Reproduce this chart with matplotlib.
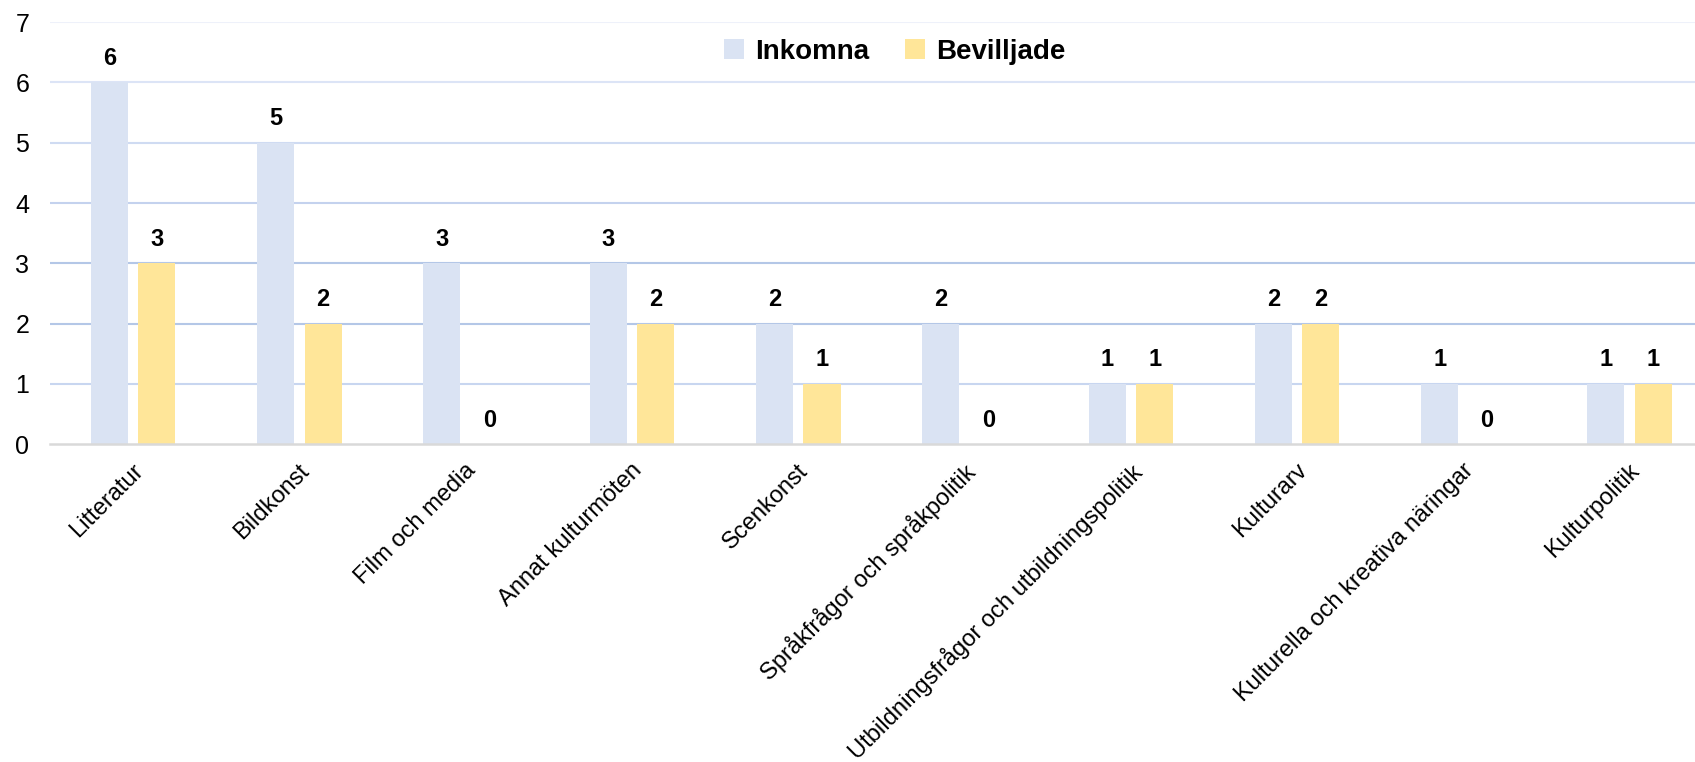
import matplotlib.pyplot as plt
import matplotlib.transforms as mtransforms
import numpy as np

plt.rcParams["font.family"] = ["Liberation Sans", "DejaVu Sans"]

categories = [
    "Litteratur",
    "Bildkonst",
    "Film och media",
    "Annat kulturmöten",
    "Scenkonst",
    "Språkfrågor och språkpolitik",
    "Utbildningsfrågor och utbildningspolitik",
    "Kulturarv",
    "Kulturella och kreativa näringar",
    "Kulturpolitik",
]
inkomna = [6, 5, 3, 3, 2, 2, 1, 2, 1, 1]
bevilljade = [3, 2, 0, 2, 1, 0, 1, 2, 0, 1]

fig = plt.figure(figsize=(16.95, 7.62), dpi=100)
# the original chart is cut off on the right, so the axes run past the figure edge
ax = fig.add_axes([0.0295, 0.417, 0.981, 0.554])

x = np.arange(len(categories))
w = 0.223
off = 0.143
b1 = ax.bar(x - off, inkomna, w, color="#dae3f3", label="Inkomna", zorder=3)
b2 = ax.bar(x + off, bevilljade, w, color="#ffe699", label="Bevilljade", zorder=3)

for bars in (b1, b2):
    for rect in bars:
        h = rect.get_height()
        ax.annotate(f"{h:.0f}", (rect.get_x() + rect.get_width() / 2, h),
                    xytext=(0, 9), textcoords="offset points",
                    ha="center", va="bottom", fontsize=17, fontweight="bold")

# gridlines with slightly varying tint like the original
grid_colors = {1: "#c8d6f0", 2: "#b4c7e7", 3: "#b4c7e7", 4: "#c4d2ee",
               5: "#cfdbf2", 6: "#dce4f6", 7: "#eef1fa"}
for yv, col in grid_colors.items():
    ax.axhline(yv, color=col, lw=1.5, zorder=1)

ax.set_xlim(-0.5, len(categories) - 0.5)
ax.set_ylim(0, 7)
ax.set_yticks(range(0, 8))
ax.tick_params(axis="y", length=0, labelsize=18, pad=15)
ax.tick_params(axis="x", length=0, labelsize=17, pad=11)
ax.set_xticks(x)
ax.set_xticklabels(categories, rotation=45, ha="right", rotation_mode="anchor")
shift = mtransforms.ScaledTranslation(-1 / 72, 0, fig.dpi_scale_trans)
for lab in ax.get_xticklabels():
    lab.set_transform(lab.get_transform() + shift)

for s in ("top", "right", "left"):
    ax.spines[s].set_visible(False)
ax.spines["bottom"].set_color("#d9d9d9")
ax.spines["bottom"].set_linewidth(1.8)
ax.spines["bottom"].set_zorder(4)

ax.legend(loc="center", bbox_to_anchor=(0.508, 0.93), ncol=2, frameon=False,
          prop={"size": 20, "weight": "bold"}, handlelength=0.7, handleheight=0.7,
          handletextpad=0.4, columnspacing=1.3)

fig.savefig("out.png", dpi=100)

# [Exercise instructions]
Write out the listing word for word, omitting the pictures it holds.

# [The result]
Reproduce this chart with matplotlib.
import matplotlib.pyplot as plt
import matplotlib.transforms as mtransforms
import numpy as np

plt.rcParams["font.family"] = ["Liberation Sans", "DejaVu Sans"]

categories = [
    "Litteratur",
    "Bildkonst",
    "Film och media",
    "Annat kulturmöten",
    "Scenkonst",
    "Språkfrågor och språkpolitik",
    "Utbildningsfrågor och utbildningspolitik",
    "Kulturarv",
    "Kulturella och kreativa näringar",
    "Kulturpolitik",
]
inkomna = [6, 5, 3, 3, 2, 2, 1, 2, 1, 1]
bevilljade = [3, 2, 0, 2, 1, 0, 1, 2, 0, 1]

fig = plt.figure(figsize=(16.95, 7.62), dpi=100)
# the original chart is cut off on the right, so the axes run past the figure edge
ax = fig.add_axes([0.0295, 0.417, 0.981, 0.554])

x = np.arange(len(categories))
w = 0.223
off = 0.143
b1 = ax.bar(x - off, inkomna, w, color="#dae3f3", label="Inkomna", zorder=3)
b2 = ax.bar(x + off, bevilljade, w, color="#ffe699", label="Bevilljade", zorder=3)

for bars in (b1, b2):
    for rect in bars:
        h = rect.get_height()
        ax.annotate(f"{h:.0f}", (rect.get_x() + rect.get_width() / 2, h),
                    xytext=(0, 9), textcoords="offset points",
                    ha="center", va="bottom", fontsize=17, fontweight="bold")

# gridlines with slightly varying tint like the original
grid_colors = {1: "#c8d6f0", 2: "#b4c7e7", 3: "#b4c7e7", 4: "#c4d2ee",
               5: "#cfdbf2", 6: "#dce4f6", 7: "#eef1fa"}
for yv, col in grid_colors.items():
    ax.axhline(yv, color=col, lw=1.5, zorder=1)

ax.set_xlim(-0.5, len(categories) - 0.5)
ax.set_ylim(0, 7)
ax.set_yticks(range(0, 8))
ax.tick_params(axis="y", length=0, labelsize=18, pad=15)
ax.tick_params(axis="x", length=0, labelsize=17, pad=11)
ax.set_xticks(x)
ax.set_xticklabels(categories, rotation=45, ha="right", rotation_mode="anchor")
shift = mtransforms.ScaledTranslation(-1 / 72, 0, fig.dpi_scale_trans)
for lab in ax.get_xticklabels():
    lab.set_transform(lab.get_transform() + shift)

for s in ("top", "right", "left"):
    ax.spines[s].set_visible(False)
ax.spines["bottom"].set_color("#d9d9d9")
ax.spines["bottom"].set_linewidth(1.8)
ax.spines["bottom"].set_zorder(4)

ax.legend(loc="center", bbox_to_anchor=(0.508, 0.93), ncol=2, frameon=False,
          prop={"size": 20, "weight": "bold"}, handlelength=0.7, handleheight=0.7,
          handletextpad=0.4, columnspacing=1.3)

fig.savefig("out.png", dpi=100)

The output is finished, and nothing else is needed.